- Given request:
Leave the pictures out, and retype all of the material exactly as written.

- Data:
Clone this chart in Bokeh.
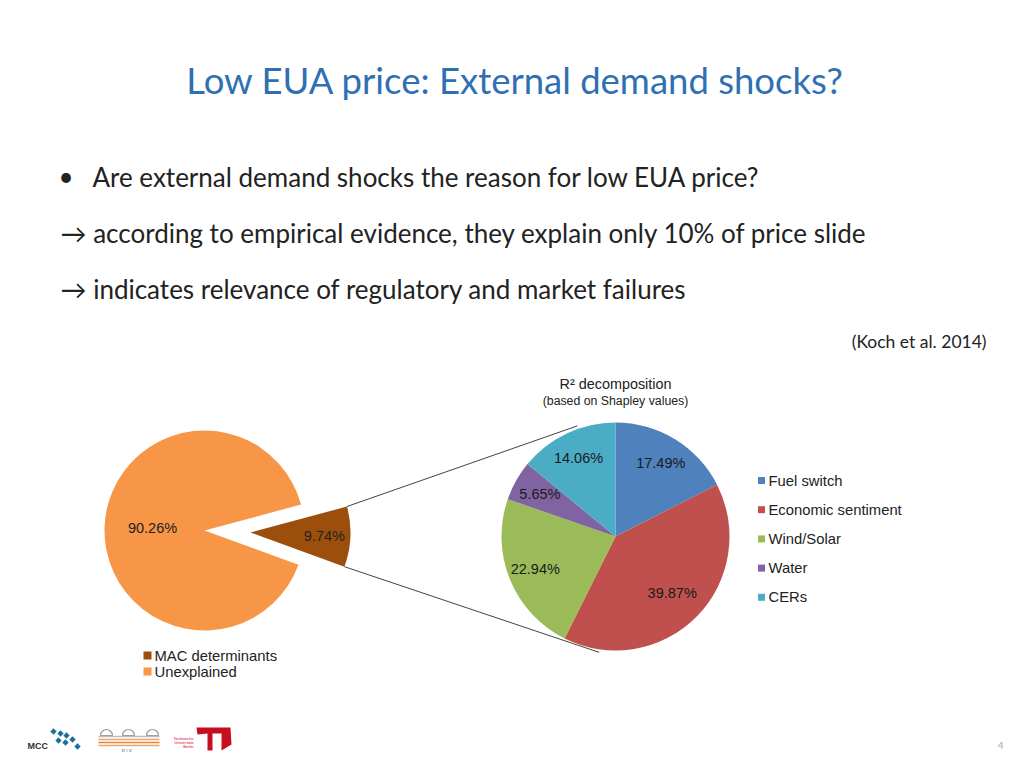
import numpy as np
from bokeh.plotting import figure
from bokeh.models import Range1d
from bokeh.core.properties import value
from bokeh.embed import file_html
from bokeh.resources import INLINE

# ---------------- data ----------------
outer_labels = ["MAC determinants", "Unexplained"]
outer_values = [9.74, 90.26]

inner_labels = ["Fuel switch", "Economic sentiment", "Wind/Solar", "Water", "CERs"]
inner_values = [17.49, 39.87, 22.94, 5.65, 14.06]

title = "Low EUA price: External demand shocks?"
bullet_lines = [
    "Are external demand shocks the reason for low EUA price?",
    "\u2192 according to empirical evidence, they explain only 10% of price slide",
    "\u2192 indicates relevance of regulatory and market failures",
]
source = "(Koch et al. 2014)"
inner_title = "R\u00b2 decomposition"
inner_subtitle = "(based on Shapley values)"

# ---------------- styles ----------------
outer_colors = ["#9C4F0C", "#F79646"]
inner_colors = ["#4F81BD", "#C0504D", "#9BBB59", "#8064A2", "#4BACC6"]
ARIAL = value("Liberation Sans")
CAL = value("Lato")

W, H = 1008, 752
p = figure(width=W, height=H, x_range=Range1d(0, 1008), y_range=Range1d(16, 768),
           output_backend="svg", toolbar_location=None, min_border=0)
p.axis.visible = False
p.grid.visible = False
p.outline_line_color = None
p.background_fill_color = "white"


def Y(sy):
    return 768 - sy


# ---------------- slide texts ----------------
p.text(x=[515], y=[Y(79)], text=[title], text_font=CAL, text_font_size="36.5px",
       text_color="#2F6FB3", text_align="center", text_baseline="middle")
p.text(x=[58], y=[Y(175)], text=["\u2022"], text_font=CAL, text_font_size="26px",
       text_color="#222222", text_align="left", text_baseline="middle")
p.text(x=[92, 60, 60], y=[Y(176), Y(232), Y(288)], text=bullet_lines, text_font=CAL,
       text_font_size="26px", text_color="#222222", text_align="left", text_baseline="middle")
p.text(x=[986], y=[Y(341)], text=[source], text_font=CAL, text_font_size="17.5px",
       text_color="#222222", text_align="right", text_baseline="middle")
p.text(x=[1003], y=[Y(745)], text=["4"], text_font=CAL, text_font_size="10px",
       text_color="#aaaaaa", text_align="right", text_baseline="middle")

# ---------------- outer pie (exploded) ----------------
R1 = 100
cx1, cy1 = 204, Y(530)
vals = np.array(outer_values)
spans = np.deg2rad(vals * 3.6)
brown_start = np.deg2rad(-20.0)
starts = [brown_start, brown_start + spans[0]]
ends = [brown_start + spans[0], brown_start + spans[0] + spans[1]]
mids = [(s + e) / 2 for s, e in zip(starts, ends)]
explode = [46, 0]
xs1 = [cx1 + explode[i] * np.cos(mids[i]) for i in range(2)]
ys1 = [cy1 + explode[i] * np.sin(mids[i]) for i in range(2)]
p.wedge(x=xs1, y=ys1, radius=R1, start_angle=starts, end_angle=ends,
        fill_color=outer_colors, line_color=None)
lab_r = [0.74, 0.52]
p.text(x=[xs1[i] + lab_r[i] * R1 * np.cos(mids[i]) for i in range(2)],
       y=[ys1[i] + lab_r[i] * R1 * np.sin(mids[i]) for i in range(2)],
       text=[f"{v:.2f}%" for v in outer_values], text_font=ARIAL, text_font_size="14.5px",
       text_color="#222222", text_align="center", text_baseline="middle")

# ---------------- inner pie ----------------
R2 = 114
cx2, cy2 = 615, Y(536)
iv = np.array(inner_values)
cum = np.concatenate([[0], np.cumsum(iv)])
i_start = np.deg2rad(90 - cum[1:] * 3.6)
i_end = np.deg2rad(90 - cum[:-1] * 3.6)
i_mid = (i_start + i_end) / 2
i_lab_r = np.full(len(inner_values), 0.76)
i_lab_r[1] = 0.7
p.wedge(x=cx2, y=cy2, radius=R2, start_angle=list(i_start), end_angle=list(i_end),
        fill_color=inner_colors, line_color=None)
p.text(x=list(cx2 + i_lab_r * R2 * np.cos(i_mid)), y=list(cy2 + i_lab_r * R2 * np.sin(i_mid)),
       text=[f"{v:.2f}%" for v in inner_values], text_font=ARIAL, text_font_size="14.5px",
       text_color="#1a1a1a", text_align="center", text_baseline="middle")
p.text(x=[cx2], y=[Y(383)], text=[inner_title], text_font=ARIAL, text_font_size="14.4px",
       text_color="#222222", text_align="center", text_baseline="middle")
p.text(x=[cx2], y=[Y(400)], text=[inner_subtitle], text_font=ARIAL, text_font_size="12.3px",
       text_color="#222222", text_align="center", text_baseline="middle")

# ---------------- connector lines ----------------
top_a, bot_a = ends[0], starts[0]
x0s = [xs1[0] + R1 * np.cos(top_a), xs1[0] + R1 * np.cos(bot_a)]
y0s = [ys1[0] + R1 * np.sin(top_a), ys1[0] + R1 * np.sin(bot_a)]
tang = np.deg2rad([109, 262])
x1s = list(cx2 + 117 * np.cos(tang))
y1s = list(cy2 + 117 * np.sin(tang))
p.segment(x0=x0s, y0=y0s, x1=x1s, y1=y1s, line_color="#444444", line_width=1)

# ---------------- legends ----------------
ly = [Y(480 + i * 29.2) for i in range(len(inner_labels))]
p.rect(x=[761] * len(inner_labels), y=ly, width=7, height=7, fill_color=inner_colors,
       line_color=None)
p.text(x=[768] * len(inner_labels), y=ly, text=inner_labels, text_font=ARIAL,
       text_font_size="14.8px", text_color="#222222", text_align="left", text_baseline="middle")

oy = [Y(655), Y(671)]
p.rect(x=[147, 147], y=oy, width=8, height=8, fill_color=outer_colors, line_color=None)
p.text(x=[154, 154], y=oy, text=outer_labels, text_font=ARIAL, text_font_size="14.8px",
       text_color="#222222", text_align="left", text_baseline="middle")

# ---------------- logos (decorative) ----------------
p.text(x=[27], y=[Y(745)], text=["MCC"], text_font=ARIAL, text_font_size="9px",
       text_font_style="bold", text_color="#333333", text_align="left", text_baseline="middle")
p.rect(x=[53, 60, 66, 58, 65, 72, 77], y=[Y(v) for v in [731, 733, 735, 740, 742, 739, 746]],
       width=4.5, height=4.5, angle=np.pi / 4, fill_color="#1F6F9E", line_color=None)
p.wedge(x=[106, 128, 152], y=[Y(735)] * 3, radius=6, start_angle=0, end_angle=np.pi,
        fill_color=None, line_color="#999999", line_width=1.2)
p.segment(x0=[98] * 4, y0=[Y(v) for v in [736, 739, 742, 745]], x1=[159] * 4,
          y1=[Y(v) for v in [736, 739, 742, 745]], line_color=["#bbbbbb", "#F4A261", "#E9823A", "#F4A261"],
          line_width=1.5)
p.text(x=[128], y=[Y(750)], text=["P  I  K"], text_font=ARIAL, text_font_size="5px",
       text_color="#777777", text_align="center", text_baseline="middle")
p.patch(x=[196, 230, 231, 221, 221, 212, 212, 207, 207, 197],
        y=[Y(v) for v in [727, 727, 744, 750, 733, 733, 750, 750, 733, 734]],
        fill_color="#C50E1F", line_color=None)
p.text(x=[193, 193, 193], y=[Y(738), Y(742), Y(746)], text=["Technische", "Universit\u00e4t", "Berlin"],
       text_font=ARIAL, text_font_size="4px", text_color="#C50E1F", text_align="right",
       text_baseline="middle")

open("out.html", "w").write(file_html(p, INLINE))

- The reply:
Clone this chart in Bokeh.
import numpy as np
from bokeh.plotting import figure
from bokeh.models import Range1d
from bokeh.core.properties import value
from bokeh.embed import file_html
from bokeh.resources import INLINE

# ---------------- data ----------------
outer_labels = ["MAC determinants", "Unexplained"]
outer_values = [9.74, 90.26]

inner_labels = ["Fuel switch", "Economic sentiment", "Wind/Solar", "Water", "CERs"]
inner_values = [17.49, 39.87, 22.94, 5.65, 14.06]

title = "Low EUA price: External demand shocks?"
bullet_lines = [
    "Are external demand shocks the reason for low EUA price?",
    "\u2192 according to empirical evidence, they explain only 10% of price slide",
    "\u2192 indicates relevance of regulatory and market failures",
]
source = "(Koch et al. 2014)"
inner_title = "R\u00b2 decomposition"
inner_subtitle = "(based on Shapley values)"

# ---------------- styles ----------------
outer_colors = ["#9C4F0C", "#F79646"]
inner_colors = ["#4F81BD", "#C0504D", "#9BBB59", "#8064A2", "#4BACC6"]
ARIAL = value("Liberation Sans")
CAL = value("Lato")

W, H = 1008, 752
p = figure(width=W, height=H, x_range=Range1d(0, 1008), y_range=Range1d(16, 768),
           output_backend="svg", toolbar_location=None, min_border=0)
p.axis.visible = False
p.grid.visible = False
p.outline_line_color = None
p.background_fill_color = "white"


def Y(sy):
    return 768 - sy


# ---------------- slide texts ----------------
p.text(x=[515], y=[Y(79)], text=[title], text_font=CAL, text_font_size="36.5px",
       text_color="#2F6FB3", text_align="center", text_baseline="middle")
p.text(x=[58], y=[Y(175)], text=["\u2022"], text_font=CAL, text_font_size="26px",
       text_color="#222222", text_align="left", text_baseline="middle")
p.text(x=[92, 60, 60], y=[Y(176), Y(232), Y(288)], text=bullet_lines, text_font=CAL,
       text_font_size="26px", text_color="#222222", text_align="left", text_baseline="middle")
p.text(x=[986], y=[Y(341)], text=[source], text_font=CAL, text_font_size="17.5px",
       text_color="#222222", text_align="right", text_baseline="middle")
p.text(x=[1003], y=[Y(745)], text=["4"], text_font=CAL, text_font_size="10px",
       text_color="#aaaaaa", text_align="right", text_baseline="middle")

# ---------------- outer pie (exploded) ----------------
R1 = 100
cx1, cy1 = 204, Y(530)
vals = np.array(outer_values)
spans = np.deg2rad(vals * 3.6)
brown_start = np.deg2rad(-20.0)
starts = [brown_start, brown_start + spans[0]]
ends = [brown_start + spans[0], brown_start + spans[0] + spans[1]]
mids = [(s + e) / 2 for s, e in zip(starts, ends)]
explode = [46, 0]
xs1 = [cx1 + explode[i] * np.cos(mids[i]) for i in range(2)]
ys1 = [cy1 + explode[i] * np.sin(mids[i]) for i in range(2)]
p.wedge(x=xs1, y=ys1, radius=R1, start_angle=starts, end_angle=ends,
        fill_color=outer_colors, line_color=None)
lab_r = [0.74, 0.52]
p.text(x=[xs1[i] + lab_r[i] * R1 * np.cos(mids[i]) for i in range(2)],
       y=[ys1[i] + lab_r[i] * R1 * np.sin(mids[i]) for i in range(2)],
       text=[f"{v:.2f}%" for v in outer_values], text_font=ARIAL, text_font_size="14.5px",
       text_color="#222222", text_align="center", text_baseline="middle")

# ---------------- inner pie ----------------
R2 = 114
cx2, cy2 = 615, Y(536)
iv = np.array(inner_values)
cum = np.concatenate([[0], np.cumsum(iv)])
i_start = np.deg2rad(90 - cum[1:] * 3.6)
i_end = np.deg2rad(90 - cum[:-1] * 3.6)
i_mid = (i_start + i_end) / 2
i_lab_r = np.full(len(inner_values), 0.76)
i_lab_r[1] = 0.7
p.wedge(x=cx2, y=cy2, radius=R2, start_angle=list(i_start), end_angle=list(i_end),
        fill_color=inner_colors, line_color=None)
p.text(x=list(cx2 + i_lab_r * R2 * np.cos(i_mid)), y=list(cy2 + i_lab_r * R2 * np.sin(i_mid)),
       text=[f"{v:.2f}%" for v in inner_values], text_font=ARIAL, text_font_size="14.5px",
       text_color="#1a1a1a", text_align="center", text_baseline="middle")
p.text(x=[cx2], y=[Y(383)], text=[inner_title], text_font=ARIAL, text_font_size="14.4px",
       text_color="#222222", text_align="center", text_baseline="middle")
p.text(x=[cx2], y=[Y(400)], text=[inner_subtitle], text_font=ARIAL, text_font_size="12.3px",
       text_color="#222222", text_align="center", text_baseline="middle")

# ---------------- connector lines ----------------
top_a, bot_a = ends[0], starts[0]
x0s = [xs1[0] + R1 * np.cos(top_a), xs1[0] + R1 * np.cos(bot_a)]
y0s = [ys1[0] + R1 * np.sin(top_a), ys1[0] + R1 * np.sin(bot_a)]
tang = np.deg2rad([109, 262])
x1s = list(cx2 + 117 * np.cos(tang))
y1s = list(cy2 + 117 * np.sin(tang))
p.segment(x0=x0s, y0=y0s, x1=x1s, y1=y1s, line_color="#444444", line_width=1)

# ---------------- legends ----------------
ly = [Y(480 + i * 29.2) for i in range(len(inner_labels))]
p.rect(x=[761] * len(inner_labels), y=ly, width=7, height=7, fill_color=inner_colors,
       line_color=None)
p.text(x=[768] * len(inner_labels), y=ly, text=inner_labels, text_font=ARIAL,
       text_font_size="14.8px", text_color="#222222", text_align="left", text_baseline="middle")

oy = [Y(655), Y(671)]
p.rect(x=[147, 147], y=oy, width=8, height=8, fill_color=outer_colors, line_color=None)
p.text(x=[154, 154], y=oy, text=outer_labels, text_font=ARIAL, text_font_size="14.8px",
       text_color="#222222", text_align="left", text_baseline="middle")

# ---------------- logos (decorative) ----------------
p.text(x=[27], y=[Y(745)], text=["MCC"], text_font=ARIAL, text_font_size="9px",
       text_font_style="bold", text_color="#333333", text_align="left", text_baseline="middle")
p.rect(x=[53, 60, 66, 58, 65, 72, 77], y=[Y(v) for v in [731, 733, 735, 740, 742, 739, 746]],
       width=4.5, height=4.5, angle=np.pi / 4, fill_color="#1F6F9E", line_color=None)
p.wedge(x=[106, 128, 152], y=[Y(735)] * 3, radius=6, start_angle=0, end_angle=np.pi,
        fill_color=None, line_color="#999999", line_width=1.2)
p.segment(x0=[98] * 4, y0=[Y(v) for v in [736, 739, 742, 745]], x1=[159] * 4,
          y1=[Y(v) for v in [736, 739, 742, 745]], line_color=["#bbbbbb", "#F4A261", "#E9823A", "#F4A261"],
          line_width=1.5)
p.text(x=[128], y=[Y(750)], text=["P  I  K"], text_font=ARIAL, text_font_size="5px",
       text_color="#777777", text_align="center", text_baseline="middle")
p.patch(x=[196, 230, 231, 221, 221, 212, 212, 207, 207, 197],
        y=[Y(v) for v in [727, 727, 744, 750, 733, 733, 750, 750, 733, 734]],
        fill_color="#C50E1F", line_color=None)
p.text(x=[193, 193, 193], y=[Y(738), Y(742), Y(746)], text=["Technische", "Universit\u00e4t", "Berlin"],
       text_font=ARIAL, text_font_size="4px", text_color="#C50E1F", text_align="right",
       text_baseline="middle")

open("out.html", "w").write(file_html(p, INLINE))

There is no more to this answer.